Exercise objective — Find the string "LaTeX" in the data, then copy every line where it is found.

Stored data —
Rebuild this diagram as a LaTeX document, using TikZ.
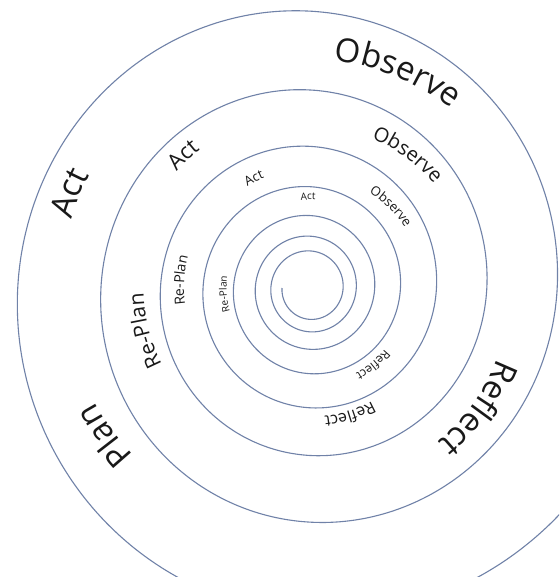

--

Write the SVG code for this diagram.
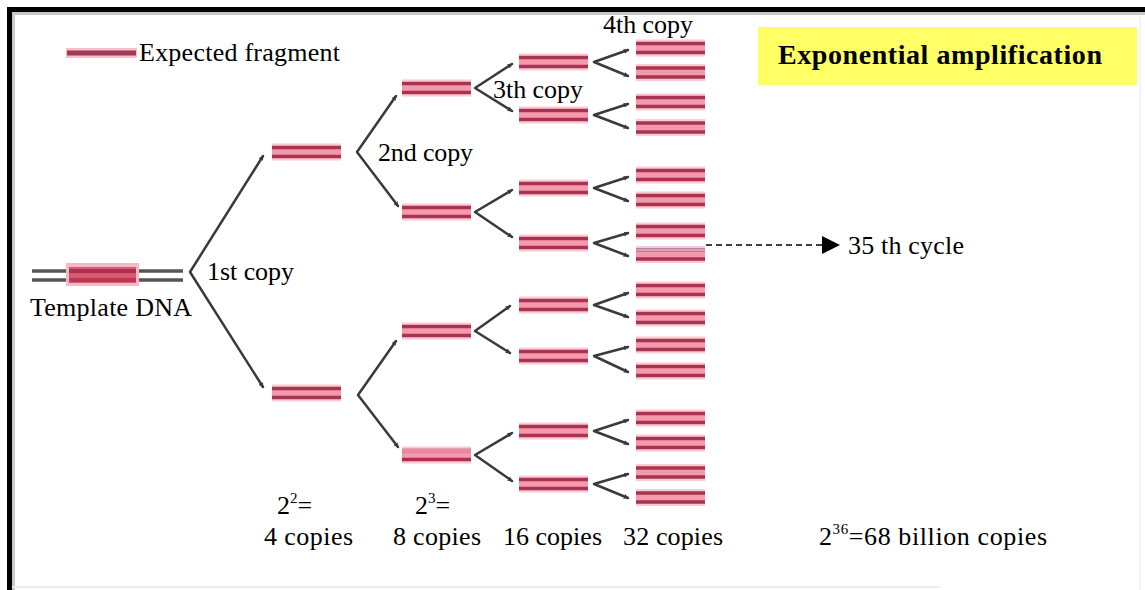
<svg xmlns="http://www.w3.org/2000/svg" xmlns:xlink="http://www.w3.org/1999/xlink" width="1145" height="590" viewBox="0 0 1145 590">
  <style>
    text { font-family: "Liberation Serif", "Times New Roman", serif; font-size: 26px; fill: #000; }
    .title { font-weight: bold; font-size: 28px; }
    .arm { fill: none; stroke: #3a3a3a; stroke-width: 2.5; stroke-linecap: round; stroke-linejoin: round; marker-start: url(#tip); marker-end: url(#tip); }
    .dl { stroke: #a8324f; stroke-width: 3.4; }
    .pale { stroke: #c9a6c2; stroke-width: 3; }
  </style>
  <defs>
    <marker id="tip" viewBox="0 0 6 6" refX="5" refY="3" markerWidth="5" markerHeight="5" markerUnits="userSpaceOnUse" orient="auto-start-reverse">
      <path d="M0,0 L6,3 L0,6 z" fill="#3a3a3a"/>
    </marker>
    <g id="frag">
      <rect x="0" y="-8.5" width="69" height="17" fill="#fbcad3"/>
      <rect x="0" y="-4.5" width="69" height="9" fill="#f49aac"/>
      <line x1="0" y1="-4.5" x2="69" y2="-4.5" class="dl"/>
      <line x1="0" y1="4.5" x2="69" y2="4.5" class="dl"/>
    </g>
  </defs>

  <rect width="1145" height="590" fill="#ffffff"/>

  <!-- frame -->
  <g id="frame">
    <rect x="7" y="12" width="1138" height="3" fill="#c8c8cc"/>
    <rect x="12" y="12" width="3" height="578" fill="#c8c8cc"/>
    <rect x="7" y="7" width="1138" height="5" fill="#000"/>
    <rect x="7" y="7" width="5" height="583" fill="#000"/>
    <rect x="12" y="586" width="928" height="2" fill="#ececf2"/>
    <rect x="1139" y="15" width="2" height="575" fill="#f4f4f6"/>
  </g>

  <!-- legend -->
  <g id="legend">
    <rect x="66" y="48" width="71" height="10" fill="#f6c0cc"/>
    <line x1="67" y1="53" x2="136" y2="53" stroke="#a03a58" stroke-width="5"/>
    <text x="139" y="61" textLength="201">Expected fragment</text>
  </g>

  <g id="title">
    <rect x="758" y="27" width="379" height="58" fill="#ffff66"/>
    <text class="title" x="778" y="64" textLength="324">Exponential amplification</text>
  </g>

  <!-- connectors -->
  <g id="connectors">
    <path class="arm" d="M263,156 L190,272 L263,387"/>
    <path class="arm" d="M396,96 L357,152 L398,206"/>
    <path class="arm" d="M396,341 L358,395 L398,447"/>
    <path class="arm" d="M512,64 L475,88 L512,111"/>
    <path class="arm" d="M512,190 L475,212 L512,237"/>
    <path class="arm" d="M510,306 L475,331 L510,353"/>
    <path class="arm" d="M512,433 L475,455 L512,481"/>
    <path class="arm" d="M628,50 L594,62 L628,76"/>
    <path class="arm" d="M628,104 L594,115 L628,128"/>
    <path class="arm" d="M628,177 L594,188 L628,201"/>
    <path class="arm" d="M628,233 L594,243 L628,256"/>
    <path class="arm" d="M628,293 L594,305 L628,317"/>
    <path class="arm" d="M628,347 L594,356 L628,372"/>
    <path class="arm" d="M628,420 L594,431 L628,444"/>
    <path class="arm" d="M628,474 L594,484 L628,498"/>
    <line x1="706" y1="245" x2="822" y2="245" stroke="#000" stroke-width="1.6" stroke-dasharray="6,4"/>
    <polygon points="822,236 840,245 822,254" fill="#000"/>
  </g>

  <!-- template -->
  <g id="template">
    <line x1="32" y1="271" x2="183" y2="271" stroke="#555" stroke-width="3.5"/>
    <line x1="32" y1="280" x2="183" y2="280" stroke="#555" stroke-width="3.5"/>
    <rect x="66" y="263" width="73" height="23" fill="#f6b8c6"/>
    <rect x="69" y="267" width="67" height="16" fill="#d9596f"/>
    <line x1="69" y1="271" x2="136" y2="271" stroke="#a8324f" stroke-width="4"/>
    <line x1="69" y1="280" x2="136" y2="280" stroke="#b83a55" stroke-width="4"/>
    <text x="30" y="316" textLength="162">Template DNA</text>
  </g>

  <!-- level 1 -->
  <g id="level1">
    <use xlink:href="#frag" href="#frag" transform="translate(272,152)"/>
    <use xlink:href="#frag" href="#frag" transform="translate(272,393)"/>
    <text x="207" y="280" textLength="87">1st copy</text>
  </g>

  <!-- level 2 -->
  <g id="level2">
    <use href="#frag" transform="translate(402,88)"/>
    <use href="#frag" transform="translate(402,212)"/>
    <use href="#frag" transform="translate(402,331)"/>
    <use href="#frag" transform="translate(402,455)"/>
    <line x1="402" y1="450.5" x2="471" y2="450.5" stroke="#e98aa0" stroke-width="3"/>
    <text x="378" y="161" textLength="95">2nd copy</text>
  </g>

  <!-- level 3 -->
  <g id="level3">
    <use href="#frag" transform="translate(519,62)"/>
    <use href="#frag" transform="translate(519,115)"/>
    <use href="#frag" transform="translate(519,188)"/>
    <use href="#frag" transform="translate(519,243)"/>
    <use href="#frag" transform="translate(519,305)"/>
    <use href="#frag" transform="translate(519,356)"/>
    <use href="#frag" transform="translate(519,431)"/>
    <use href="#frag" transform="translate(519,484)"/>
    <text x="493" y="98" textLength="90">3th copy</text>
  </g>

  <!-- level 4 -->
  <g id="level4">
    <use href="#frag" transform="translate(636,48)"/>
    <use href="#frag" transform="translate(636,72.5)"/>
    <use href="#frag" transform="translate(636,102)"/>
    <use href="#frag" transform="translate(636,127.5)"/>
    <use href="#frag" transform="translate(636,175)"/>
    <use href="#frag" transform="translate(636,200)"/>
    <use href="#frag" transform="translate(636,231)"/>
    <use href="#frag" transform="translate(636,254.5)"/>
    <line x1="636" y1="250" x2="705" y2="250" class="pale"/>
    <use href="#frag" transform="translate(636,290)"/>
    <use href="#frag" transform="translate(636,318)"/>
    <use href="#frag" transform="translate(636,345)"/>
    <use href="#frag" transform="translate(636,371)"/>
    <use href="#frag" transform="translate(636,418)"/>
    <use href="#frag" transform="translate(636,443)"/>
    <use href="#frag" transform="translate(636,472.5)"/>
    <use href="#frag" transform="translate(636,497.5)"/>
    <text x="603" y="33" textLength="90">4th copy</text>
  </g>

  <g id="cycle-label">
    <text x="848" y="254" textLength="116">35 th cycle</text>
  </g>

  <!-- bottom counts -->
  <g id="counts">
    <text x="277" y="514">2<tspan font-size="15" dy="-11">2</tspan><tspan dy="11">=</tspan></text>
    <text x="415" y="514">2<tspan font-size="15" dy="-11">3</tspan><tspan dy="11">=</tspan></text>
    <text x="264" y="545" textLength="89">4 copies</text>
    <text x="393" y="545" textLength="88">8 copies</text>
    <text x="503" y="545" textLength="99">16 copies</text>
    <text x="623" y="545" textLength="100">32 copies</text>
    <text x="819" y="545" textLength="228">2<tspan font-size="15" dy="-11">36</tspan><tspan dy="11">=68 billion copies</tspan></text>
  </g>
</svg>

...

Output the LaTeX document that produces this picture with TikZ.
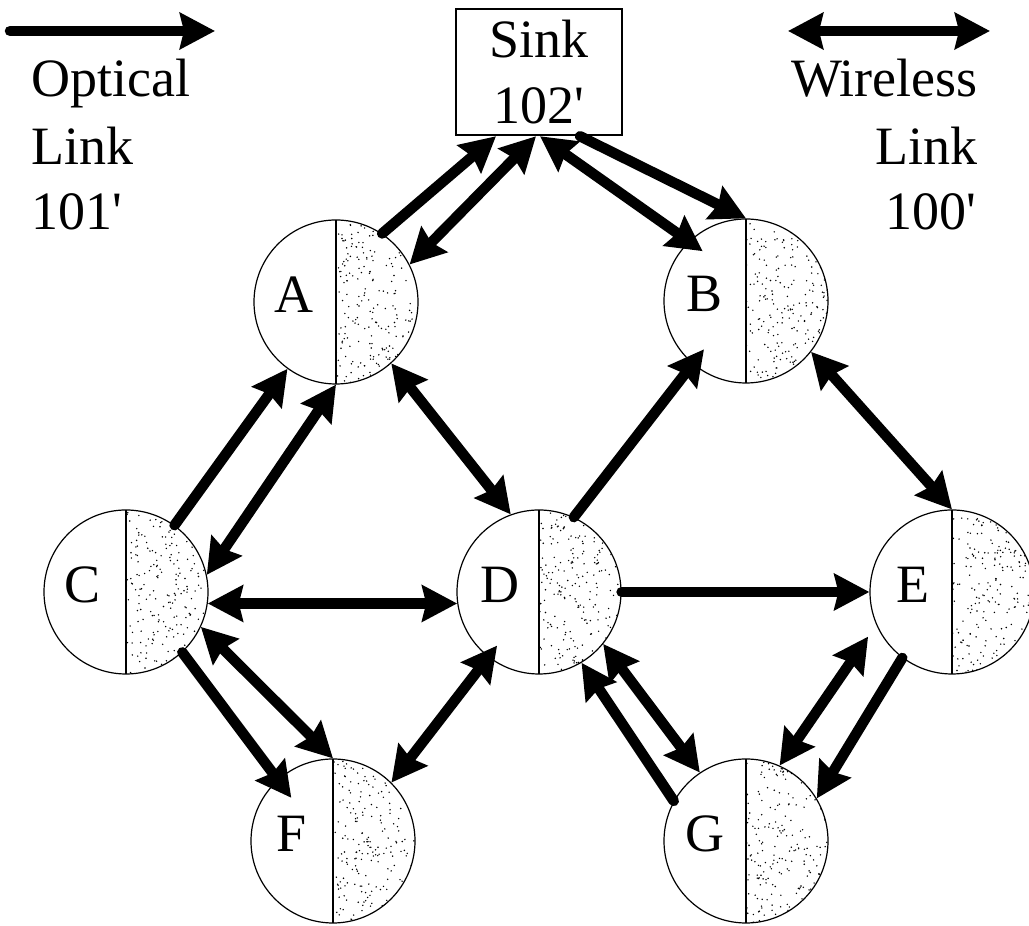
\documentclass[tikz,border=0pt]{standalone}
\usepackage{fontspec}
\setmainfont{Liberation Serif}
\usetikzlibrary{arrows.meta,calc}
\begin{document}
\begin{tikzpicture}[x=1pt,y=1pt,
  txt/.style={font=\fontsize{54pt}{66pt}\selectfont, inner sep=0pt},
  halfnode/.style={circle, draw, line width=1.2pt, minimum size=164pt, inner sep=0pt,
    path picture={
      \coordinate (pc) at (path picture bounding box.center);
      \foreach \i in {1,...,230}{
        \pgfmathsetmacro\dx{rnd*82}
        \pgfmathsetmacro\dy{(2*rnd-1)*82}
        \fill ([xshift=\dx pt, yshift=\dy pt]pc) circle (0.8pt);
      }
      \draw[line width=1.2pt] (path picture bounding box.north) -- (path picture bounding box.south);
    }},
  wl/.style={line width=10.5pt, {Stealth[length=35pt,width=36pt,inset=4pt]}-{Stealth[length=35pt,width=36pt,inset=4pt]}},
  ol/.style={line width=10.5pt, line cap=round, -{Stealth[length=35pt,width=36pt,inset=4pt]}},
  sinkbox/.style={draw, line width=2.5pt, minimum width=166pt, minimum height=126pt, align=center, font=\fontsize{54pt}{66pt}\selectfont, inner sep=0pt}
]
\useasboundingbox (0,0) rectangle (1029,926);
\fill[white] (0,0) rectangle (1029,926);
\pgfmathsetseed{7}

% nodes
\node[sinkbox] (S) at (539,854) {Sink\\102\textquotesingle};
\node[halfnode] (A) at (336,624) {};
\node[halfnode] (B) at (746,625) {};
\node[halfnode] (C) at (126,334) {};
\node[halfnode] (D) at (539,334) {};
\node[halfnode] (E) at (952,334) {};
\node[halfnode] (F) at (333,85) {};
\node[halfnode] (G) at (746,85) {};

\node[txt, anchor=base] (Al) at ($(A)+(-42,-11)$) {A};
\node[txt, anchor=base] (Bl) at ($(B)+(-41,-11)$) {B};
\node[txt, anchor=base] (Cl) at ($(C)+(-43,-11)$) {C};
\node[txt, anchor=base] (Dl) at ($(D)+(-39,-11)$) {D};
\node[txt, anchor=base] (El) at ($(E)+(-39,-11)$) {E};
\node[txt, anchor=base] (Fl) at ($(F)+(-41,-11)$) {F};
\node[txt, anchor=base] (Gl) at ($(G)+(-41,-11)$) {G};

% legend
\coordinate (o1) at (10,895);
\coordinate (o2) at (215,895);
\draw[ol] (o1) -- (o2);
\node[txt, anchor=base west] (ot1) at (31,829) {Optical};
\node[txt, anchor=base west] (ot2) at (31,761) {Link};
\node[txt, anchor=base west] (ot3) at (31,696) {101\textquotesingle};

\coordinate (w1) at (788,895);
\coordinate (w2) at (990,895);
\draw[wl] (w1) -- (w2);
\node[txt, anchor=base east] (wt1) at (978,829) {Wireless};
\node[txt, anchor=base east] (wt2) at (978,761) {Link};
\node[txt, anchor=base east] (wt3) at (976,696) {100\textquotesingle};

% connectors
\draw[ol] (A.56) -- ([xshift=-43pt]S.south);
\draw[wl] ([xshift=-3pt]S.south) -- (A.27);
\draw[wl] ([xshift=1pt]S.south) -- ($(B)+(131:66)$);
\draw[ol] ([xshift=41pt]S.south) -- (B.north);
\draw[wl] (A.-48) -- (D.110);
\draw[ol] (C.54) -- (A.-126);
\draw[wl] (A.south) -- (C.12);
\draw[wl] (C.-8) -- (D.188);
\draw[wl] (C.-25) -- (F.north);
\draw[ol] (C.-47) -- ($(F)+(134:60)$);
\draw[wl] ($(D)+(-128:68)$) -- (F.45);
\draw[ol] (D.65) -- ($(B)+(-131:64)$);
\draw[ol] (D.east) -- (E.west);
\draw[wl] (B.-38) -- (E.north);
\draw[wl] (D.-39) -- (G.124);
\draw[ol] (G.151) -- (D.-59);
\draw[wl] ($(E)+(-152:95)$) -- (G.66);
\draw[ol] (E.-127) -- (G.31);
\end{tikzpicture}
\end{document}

Exercise response —
Rebuild this diagram as a LaTeX document, using TikZ.
Output the LaTeX document that produces this picture with TikZ.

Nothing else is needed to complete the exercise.